Years ago — make that bad years ago for the Saints — esteemed colleague Brian Allee-Walsh came up with the Ex-Saint of the Week award — given to a one-time wearer of the Black & Gold who was excelling elsewhere while his former team floundered.

Well, while this season has been disappointing thus far, the Mercedes-Benz Superdome still houses a team with hopes for this season.

And while Reggie Bush, Jed Collins, Isa Abdul-Quddus and even Joique Bell, who had a cup of coffee on the active roster in 2011, might come back to burn their old team Sunday in Detroit, there hasn’t been anyone in the “Why in the world did we let him get away?” category since Jake Delhomme led Carolina to the 2004 Super Bowl after Jim Haslett opted for Aaron Brooks to be his quarterback.

In fact, while NFL rosters are littered with ex-Saints, in the nine-year Sean Payton era, none has made a Pro Bowl since their departure.

That’s an obviously high standard, and Darren Sproles could well break that streak this season. But the point is that the team has made few mistakes in talent evaluations, at least not once they’ve gotten the players into camp.

Rob Ninkovich, drafted once and cut twice, who has since carved out a solid career at linebacker for New England is the biggest exception to the rule.

But has anyone heard from safety Chip Vaughn or linebacker Stanley Arnoux, fourth-round draft busts from 2009 lately?

They are among 13 of the 16 draft picks of the last six seasons either no longer with the Saints or on anybody else’s active roster, recently released linebacker Khairi Fortt being the latest example.

What that says about the Saints’ drafting acumen of date is a story for another time.

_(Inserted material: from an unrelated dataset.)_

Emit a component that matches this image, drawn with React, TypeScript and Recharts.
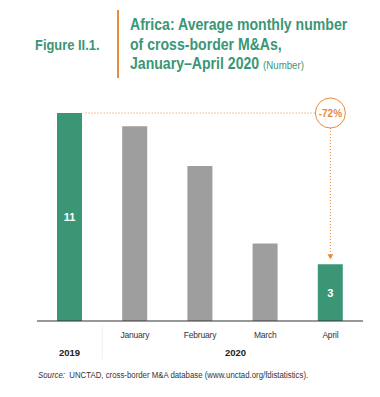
import { BarChart, Bar, XAxis, YAxis, Cell, LabelList, ReferenceLine, ReferenceDot } from "recharts"

const months = ["2019", "January", "February", "March", "April"]
const values = [11, 10.3, 8.2, 4.1, 3]
const highlighted = [true, false, false, false, true]
const valueLabels = ["11", "", "", "", "3"]
const changeLabel = "-72%"

const GREEN = "#3b9675"
const GREY = "#9e9e9e"
const ORANGE = "#e98a3c"
const FONT = "'Liberation Sans', Arial, sans-serif"

const data = months.map((m, i) => ({ month: m, value: values[i], label: valueLabels[i], hi: highlighted[i] }))

const BAND = (363 - 37) / months.length

function MonthTick(props: any) {
  const { x, y, payload, index } = props
  return (
    <g>
      {index !== 0 && (
        <text x={x} y={y + 9} textAnchor="middle" fontSize={8.5} fill="#333" fontFamily={FONT} letterSpacing={-0.2}>
          {payload.value}
        </text>
      )}
      {index === 0 && (
        <>
          <text x={x} y={y + 27} textAnchor="middle" fontSize={9.5} fontWeight="bold" fill="#222" fontFamily={FONT}>
            2019
          </text>
          <line x1={x + BAND / 2} x2={x + BAND / 2} y1={y - 4} y2={y + 30} stroke="#f0f0f0" />
        </>
      )}
      {index === 2 && (
        <text x={x + BAND / 2 + 3} y={y + 27} textAnchor="middle" fontSize={9.5} fontWeight="bold" fill="#222" fontFamily={FONT}>
          2020
        </text>
      )}
    </g>
  )
}

function TopLine(props: any) {
  const { x1, y1, x2, y2 } = props
  return <line x1={x1 + 16} y1={y1} x2={x2 - 15} y2={y2} stroke={ORANGE} strokeWidth={1} strokeDasharray="1 2" />
}

function DownArrow(props: any) {
  const { x1, y1, x2, y2 } = props
  const top = Math.min(y1, y2) + 15
  const bottom = Math.max(y1, y2) - 5
  return (
    <g>
      <line x1={x1} y1={top} x2={x2} y2={bottom - 4} stroke={ORANGE} strokeWidth={1} strokeDasharray="1 2" />
      <path d={`M${x2 - 3},${bottom - 5} L${x2 + 3},${bottom - 5} L${x2},${bottom} Z`} fill={ORANGE} />
    </g>
  )
}

export default function App() {
  return (
    <div style={{ position: "absolute", left: 0, top: 0, width: 380, height: 397, background: "#fff", fontFamily: FONT }}>
      <div
        style={{
          position: "absolute",
          left: 35,
          top: 36,
          fontSize: 15,
          fontWeight: "bold",
          color: GREEN,
          transform: "scaleX(0.86)",
          transformOrigin: "left top",
          whiteSpace: "nowrap",
        }}
      >
        Figure II.1.
      </div>
      <div style={{ position: "absolute", left: 117, top: 10, width: 2, height: 68, background: ORANGE }} />
      <div
        style={{
          position: "absolute",
          left: 130,
          top: 15,
          fontSize: 16,
          lineHeight: "19.5px",
          fontWeight: "bold",
          color: GREEN,
          transform: "scaleX(0.88)",
          transformOrigin: "left top",
          whiteSpace: "nowrap",
        }}
      >
        Africa: Average monthly number
        <br />
        of cross-border M&amp;As,
        <br />
        January–April 2020 <span style={{ fontSize: 11, fontWeight: "normal" }}>(Number)</span>
      </div>
      <div style={{ position: "absolute", left: 0, top: 0 }}>
        <BarChart width={380} height={397} data={data} margin={{ top: 113, right: 17, bottom: 0, left: 37 }} barSize={25}>
          <YAxis hide domain={[0, 11]} />
          <XAxis
            dataKey="month"
            axisLine={{ stroke: "#333", strokeWidth: 1.2 }}
            tickLine={false}
            tick={<MonthTick />}
            interval={0}
            height={76}
          />
          <Bar dataKey="value" isAnimationActive={false}>
            {data.map((d, i) => (
              <Cell key={i} fill={d.hi ? GREEN : GREY} />
            ))}
            <LabelList dataKey="label" position="center" fill="#fff" fontSize={11} fontWeight="bold" fontFamily={FONT} />
          </Bar>
          <ReferenceLine segment={[{ x: "2019", y: 11 }, { x: "April", y: 11 }]} shape={<TopLine />} />
          <ReferenceLine segment={[{ x: "April", y: 11 }, { x: "April", y: 3 }]} shape={<DownArrow />} />
          <ReferenceDot
            x="April"
            y={11}
            r={15}
            fill="#fff"
            stroke={ORANGE}
            strokeWidth={1}
            label={{ value: changeLabel, position: "center", fill: ORANGE, fontSize: 10, fontWeight: "bold", fontFamily: FONT }}
          />
        </BarChart>
      </div>
      <div
        style={{
          position: "absolute",
          left: 38,
          top: 370,
          fontSize: 8.5,
          color: "#333",
          transform: "scaleX(0.92)",
          transformOrigin: "left top",
          whiteSpace: "nowrap",
        }}
      >
        <i>Source:</i>&nbsp; UNCTAD, cross-border M&amp;A database (www.unctad.org/fdistatistics).
      </div>
    </div>
  )
}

Cap decisions are a different matter.

Obviously, the Saints would have preferred to have kept tackle Jermon Bushrod after his stellar 2011 and 2012 seasons. But not for the big bucks he would get from Chicago. And after a rough patch with the Charles Brown experiment, the Saints seem to have found their left tackle of the future in second-year man Terron Armstead.

The locker room presence of secondary stalwarts Roman Harper, Malcolm Jenkins and Jabari Greer (now retired because of injury) is certainly missed, and Harper and Jenkins are enjoying second lives with Carolina and Philadelphia, respectively.

But of the rest of the defensive starters from the Saints’ Super Bowl championship team, only cornerback Tracy Porter remains in the league, and he has appeared in just one game with Washington, his third team since leaving the Saints after the 2011 season.

Bush and Bushrod are the only offensive starters from 2009 now with other teams, and there are a handful of reserves from that season (Jonathan Casillas, Tampa Bay; Jo-Lonn Dunbar, St. Louis; Usama Young, Oakland) hanging around.

As much as anything, that points out how fleeting careers in the NFL can be.

There’s been a lot of discussion in the past few days about the impact Reggie Bush had on the team, especially the excitement created when he was drafted and contributions in the Super Bowl season.

It’s not every player who brings Kim Kardashian to the victory party. The general fan feeling may be different, but Bush is regarded by those still around from five years ago as a talented, hard-working teammate.

Still, it’s not like the team has suffered without him.

And if there are second thoughts by Payton on any players the Saints have either cut, traded or didn’t retain in free agency in his tenure, including Sproles, he isn’t likely to admit it.

“I think that we can’t, in our business, be hypothetical,” he said. “I am happy to see Malcolm, Roman, any of those guys who have played here, having success and their teams doing well, as long as it is not against us.”

But just in case Bush or any others do, the Ex-Saint of the Week award is always ready to be dusted off and used again.